The advantage is that all of the time series for the epoch are available via a quick mapping of key to index offset.

Setting Values

There are three operations involved in setting time series values:

Open a database (tsdb_open)
Go to an epoch (tsdb_goto_epoch)
Set the value (tsdb_set)

Indexes

Keys are associated with indexes.

The index for a key depends on the epoch. tsdb supports multiple indexes per key – I suspect because at some point, the chunk, which is a fixed size, will fill up (all available indexes will be used) and in order to get an index, tsdb will create a new map of indexes. The new map will start at the current epoch and will remain in effect until all of the available indexes are used.

What is the point of rsv-INDEX?

An index mapping is represented by a “map-INDEX” entry in the db.

The mapping consists of

epoch_start, which is set to the current chunk epoch
epoch_end, which is set to 0, indicating that the mapping is not bounded
the index value

When a new index is created, it’s also reserved by way of a “rsv-INDEX” entry in the db.

Indexes aren’t reused – they keep growing as needed for each key. So they must be “rem’d” to the range of the value array. What then of chunks?

As more keys are needed for an epoch, chunks are added.

From what I can tell (suspect) as time goes by and keys change, we’ll have chunks whose sole purppose is to maintain a consistent index offset.

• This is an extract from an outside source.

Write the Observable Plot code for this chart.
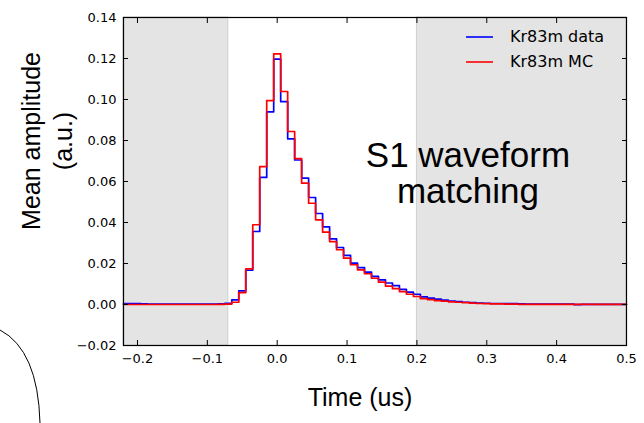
<!DOCTYPE html>
<html>
<head>
<meta charset="utf-8">
<script src="https://cdn.jsdelivr.net/npm/d3@7"></script>
<script src="https://cdn.jsdelivr.net/npm/@observablehq/plot@0.6"></script>
<style>
  html, body { margin: 0; padding: 0; background: #fff; }
  #wrap { position: relative; width: 644px; height: 423px; overflow: hidden; }
  #legend { position: absolute; left: 456px; top: 24px; font-family: "DejaVu Sans", sans-serif; font-size: 16px; color: #000; }
  #legend .row { display: flex; align-items: center; height: 25px; }
  #legend svg { margin-left: 10px; margin-right: 17px; }
  .lab { position: absolute; font-family: "Liberation Sans", Arial, sans-serif; color: #000; white-space: nowrap; line-height: 1; }
  .ylab { transform: translate(-50%, -50%) rotate(-90deg); font-size: 25px; }
  .xlab { transform: translate(-50%, -50%); font-size: 25px; }
</style>
</head>
<body>
<div id="wrap">
  <div id="chart"></div>
  <div id="legend"></div>
</div>
<script>
// Sample times (us)
const times = [-0.22,-0.21,-0.20,-0.19,-0.18,-0.17,-0.16,-0.15,-0.14,-0.13,-0.12,-0.11,-0.10,-0.09,-0.08,-0.07,-0.06,-0.05,-0.04,-0.03,-0.02,-0.01,
  0.00,0.01,0.02,0.03,0.04,0.05,0.06,0.07,0.08,0.09,0.10,0.11,0.12,0.13,0.14,0.15,0.16,0.17,0.18,0.19,0.20,
  0.21,0.22,0.23,0.24,0.25,0.26,0.27,0.28,0.29,0.30,0.31,0.32,0.33,0.34,0.35,0.36,0.37,0.38,0.39,0.40,
  0.41,0.42,0.43,0.44,0.45,0.46,0.47,0.48,0.49,0.50];

// Kr83m data (blue)
const dataAmp = [0.0004,0.0004,0.0004,0.0003,0.0002,0.0002,0.0002,0.0002,0.0002,0.0002,0.0002,0.0002,0.0002,0.0002,0.0003,0.0006,0.0023,0.0066,0.0167,0.0356,0.0620,0.0940,
  0.1197,0.0990,0.0808,0.0705,0.0616,0.0522,0.0444,0.0379,0.0320,0.0278,0.0240,0.0202,0.0180,0.0158,0.0137,0.0120,0.0105,0.0092,0.0074,0.0060,0.0050,
  0.0037,0.0031,0.0026,0.0021,0.0017,0.0014,0.0011,0.0009,0.0007,0.0006,0.0005,0.0005,0.0004,0.0004,0.0003,0.0002,0.0002,0.0002,0.0002,0.0002,
  0.0002,0.0002,-0.0001,0.0001,0.0001,0.0001,0.0001,0.0001,0.0001,0.0001];

// Kr83m MC (red)
const mcAmp = [0,0,0,0,0,0,0,0,0,0,0,0,0,0,0.0001,0.0002,0.0011,0.0058,0.0174,0.0389,0.0673,0.0995,
  0.1223,0.1039,0.0844,0.0712,0.0592,0.0494,0.0413,0.0353,0.0307,0.0267,0.0226,0.0194,0.0169,0.0150,0.0128,0.0109,0.0090,0.0077,0.0063,0.0050,0.0039,
  0.0029,0.0024,0.0019,0.0016,0.0013,0.0011,0.0009,0.0007,0.0005,0.0004,0.0003,0.0003,0.0002,0.0002,0.0001,0.0001,0.0001,0.0001,0.0001,0.0001,
  0.0001,0.0001,0.0001,0.0001,0.0001,0.0001,0.0001,0.0001,0.0001,0.0001];

const seriesNames = ["Kr83m data", "Kr83m MC"];
const seriesColors = ["#0000ff", "#ff0000"];

// Shaded (excluded) regions
const shadeStart = [-0.22, 0.2];
const shadeEnd = [-0.07, 0.5];

const xTicks = [-0.2, -0.1, 0.0, 0.1, 0.2, 0.3, 0.4, 0.5];
const yTicks = [-0.02, 0.00, 0.02, 0.04, 0.06, 0.08, 0.10, 0.12, 0.14];

const noteLines = ["S1 waveform", "matching"];
const noteX = [0.273, 0.273];
const noteY = [0.0727, 0.0550];

const xTitle = "Time (us)";
const yTitleLines = ["Mean amplitude", "(a.u.)"];

const blueRows = times.map((t, i) => ({t, v: dataAmp[i]}));
const redRows = times.map((t, i) => ({t, v: mcAmp[i]}));
const shades = shadeStart.map((s, i) => ({x1: s, x2: shadeEnd[i]}));
const notes = noteLines.map((s, i) => ({s, x: noteX[i], y: noteY[i]}));

const fmtX = d => d3.format(".1f")(d).replace("-", "\u2212");
const fmtY = d => d3.format(".2f")(d).replace("-", "\u2212");

const chart = Plot.plot({
  width: 644,
  height: 423,
  marginLeft: 123,
  marginRight: 18,
  marginTop: 17,
  marginBottom: 78,
  style: { fontFamily: "DejaVu Sans, sans-serif", background: "transparent", overflow: "visible" },
  x: { domain: [-0.22, 0.5], axis: null },
  y: { domain: [-0.02, 0.14], axis: null },
  marks: [
    Plot.rect(shades, { x1: "x1", x2: "x2", fill: "#e4e4e4", stroke: "#d0d0d0", strokeWidth: 1 }),
    Plot.line(blueRows, { x: "t", y: "v", curve: "step", stroke: seriesColors[0], strokeWidth: 1.7 }),
    Plot.line(redRows, { x: "t", y: "v", curve: "step", stroke: seriesColors[1], strokeWidth: 1.7 }),
    Plot.text(notes, { x: "x", y: "y", text: "s", fontSize: 35, fontFamily: "Liberation Sans, Arial, sans-serif", fill: "#000" }),
    Plot.frame({ stroke: "#000", strokeWidth: 1.2 }),
    Plot.axisX(xTicks, { anchor: "bottom", tickSize: -5, tickFormat: () => "", label: null }),
    Plot.axisX(xTicks, { anchor: "top", tickSize: -5, tickFormat: () => "", label: null }),
    Plot.axisY(yTicks, { anchor: "left", tickSize: -5, tickFormat: () => "", label: null }),
    Plot.axisY(yTicks, { anchor: "right", tickSize: -5, tickFormat: () => "", label: null }),
    Plot.text(xTicks, { x: d => d, frameAnchor: "bottom", dy: 13, text: fmtX, fontSize: 13, fontFamily: "DejaVu Sans, sans-serif", fill: "#000", lineAnchor: "middle" }),
    Plot.text(yTicks, { y: d => d, frameAnchor: "left", dx: -7, textAnchor: "end", text: fmtY, fontSize: 13, fontFamily: "DejaVu Sans, sans-serif", fill: "#000" })
  ]
});
document.getElementById("chart").appendChild(chart);

// decorative arc from the original slide (bottom-left)
d3.select(chart).append("path")
  .attr("d", "M0,330 Q38,350 40,423")
  .attr("fill", "none").attr("stroke", "#000").attr("stroke-width", 1);

const wrap = d3.select("#wrap");
wrap.append("div").attr("class", "lab ylab").style("left", "31px").style("top", "141px").text(yTitleLines[0]);
wrap.append("div").attr("class", "lab ylab").style("left", "63px").style("top", "141px").text(yTitleLines[1]);
wrap.append("div").attr("class", "lab xlab").style("left", "360px").style("top", "397px").text(xTitle);

const legend = d3.select("#legend");
seriesNames.forEach((n, i) => {
  const row = legend.append("div").attr("class", "row");
  const s = row.append("svg").attr("width", 27).attr("height", 6);
  s.append("line").attr("x1", 0).attr("x2", 27).attr("y1", 3).attr("y2", 3)
    .attr("stroke", seriesColors[i]).attr("stroke-width", 1.6);
  row.append("span").text(n);
});
</script>
</body>
</html>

While there’s support for mapping different indexes to different epoch ranges, it doesn’t appear that it’s even possible to reset/change an index for a key.

The more I look, the more it looks like the whole mapping scheme is misguided:

At no point is the map expanded to a new epoch range
If a key comes along that has an index that’s beyond the current epoch’s range, a new chunk is added – values are always accommodated by making room rather than creating a new mapping

The scheme looks like it could deteriorate over time – indexes that land past the previous chunks will cause the chunk size for new epochs to grow. There ought to be a way to reuse indexes for new epochs to avoid this. So e.g. the first 10K indexes could be phased out by a another 10K indexes and have new epochs still use only 1 chunk.

How would this work?

You’d assign indexes up to num_values (10K)
At num_values + 1, the index would reset to 1
You’d mark the epoch end for all indexes that the current epoch

This would reset the index counter. Old indexes would be preserved because they’re tied to the old epoch range. New indexes would be assigned based on the current index counter and be associated with a new mapping entry.

But rather than specify explicit start and stop epochsin each map, it’d be better to associate the map with a range generation. E.g. an index map would look like this:

typedef struct {
  u_int8_t generation;
  u_int32_t hash_idx;
} tsdb_hash_mapping;

The generation would be associated with a range.

There’d be a current generation, which would be used for new maps.

Map entries would be added in LIFO order, so that the most recent maps occurred first in the array.

The generation ranges could be stored in an array, and referenced by the generation value. This would make bounds checking very fast.

There’d be no reason to use idx-INDEX entries – you’d rely strictly on the index counter for the current map generation.

Purging Old Data

I’m slightly inclined to not support data deletions (it’s not supported now anyway).

I think it’d be easier to push the bruden on multi DB queries.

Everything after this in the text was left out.